2000 Mark, unser ganzes Erspartes. Im Sparen, da war ich gut drin, denn für die Ost-Mark konntest du dir ja nichts kaufen. Als ich das Geld dann nach Hause brachte, habe ich mir die Scheine mit meiner Frau angeguckt - wie Urlaubsfotos.
Was haben Sie davon gekauft?
Wir sind ein paar Tage runter an den Rhein gefahren, zur Loreley. Das war unsere erste Reise in den Westen. Aber das ganze Geld haben wir da natürlich nicht ausgegeben, den Rest brauchten wir zum Leben.
Was war das für ein Gefühl - die so lang ersehnte Währung in den Händen zu halten?
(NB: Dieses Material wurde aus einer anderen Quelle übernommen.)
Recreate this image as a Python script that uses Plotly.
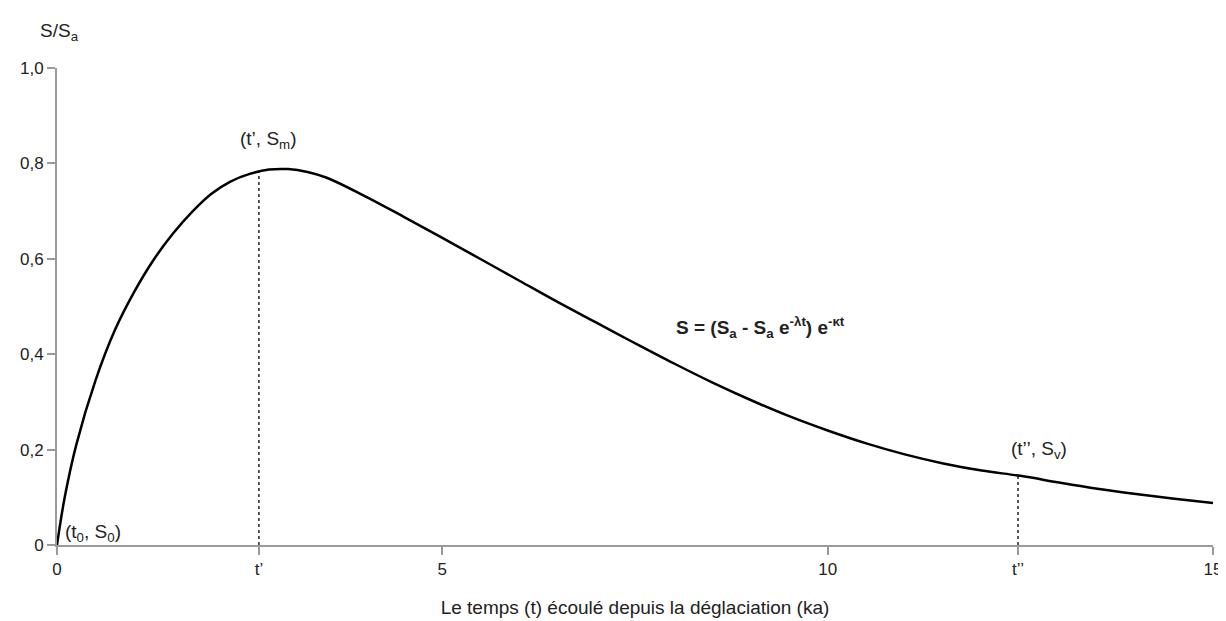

Am Anfang war ich mir über all das gar nicht so bewusst. Und dass ich der Erste aus dem Osten war, der das Westgeld kriegte, erzählten mir erst die Reporter dort. Und auch, dass ich damit in die Geschichte eingehe.
Ist doch auch so, oder?
Dieses West-Gefühl, das kam erst später, als plötzlich in den Geschäften alles in Deutscher Mark ausgezeichnet war. Sonst war das eher ein normaler Geldumtausch.
Um Mitternacht?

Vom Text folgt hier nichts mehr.